SQL Execution Order: How a Query Really Runs

You write SELECT first, but the database runs it almost last. A SQL query is processed in a fixed logical order that explains a lot of otherwise-confusing behaviour — like why you can filter on a column alias in ORDER BY but not in WHERE.

▶ Open the full-pipeline example in SQL Visualizer

The logical order of operations

Whatever order you type the keywords, the engine resolves them in this sequence:

  1. FROM — choose the source table(s)
  2. JOIN — combine rows from other tables
  3. WHERE — filter individual rows
  4. GROUP BY — collapse rows into groups
  5. HAVING — filter the groups
  6. SELECT — pick / compute the output columns (aliases are born here)
  7. ORDER BY — sort the result
  8. LIMIT — keep the first N rows

A query that uses every stage

This query touches all eight stages.
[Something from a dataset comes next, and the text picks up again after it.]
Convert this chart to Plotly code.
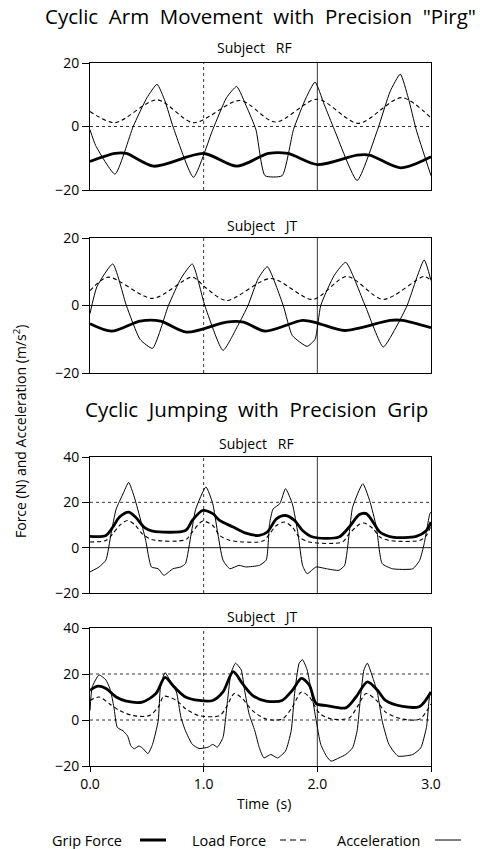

Open it in the visualizer to watch each clause transform the rows in turn:

SELECT d.name AS director, m.genre,
       SUM(m.revenue) AS total_revenue, COUNT(*) AS films
FROM movies m
INNER JOIN directors d ON m.director_id = d.director_id
WHERE m.year >= 2000 AND m.budget > 20
GROUP BY d.name, m.genre
HAVING SUM(m.revenue) > 200
ORDER BY total_revenue DESC
LIMIT 8
FROM → JOIN → WHERE → GROUP BY → HAVING → SELECT → ORDER BY → LIMIT

1–2. FROM and JOIN: assemble the rows

First the engine reads movies, then matches each movie to its director. See SQL JOINs explained for how matching actually works.

3. WHERE: filter rows

Rows that fail the predicate (here, films before 2000 or with a budget ≤ 20) are dropped before any grouping happens. WHERE sees raw row values, never aggregates.

4–5. GROUP BY and HAVING: groups, then group filters

Surviving rows collapse into one row per (director, genre) pair, and aggregates like SUM and COUNT are computed per group. HAVING then filters those groups — see WHERE vs HAVING and GROUP BY and HAVING.

6–8. SELECT, ORDER BY, LIMIT

SELECT computes the output columns and names them (total_revenue is created here). ORDER BY can use that alias because it runs later; LIMIT finally trims to the top 8 rows.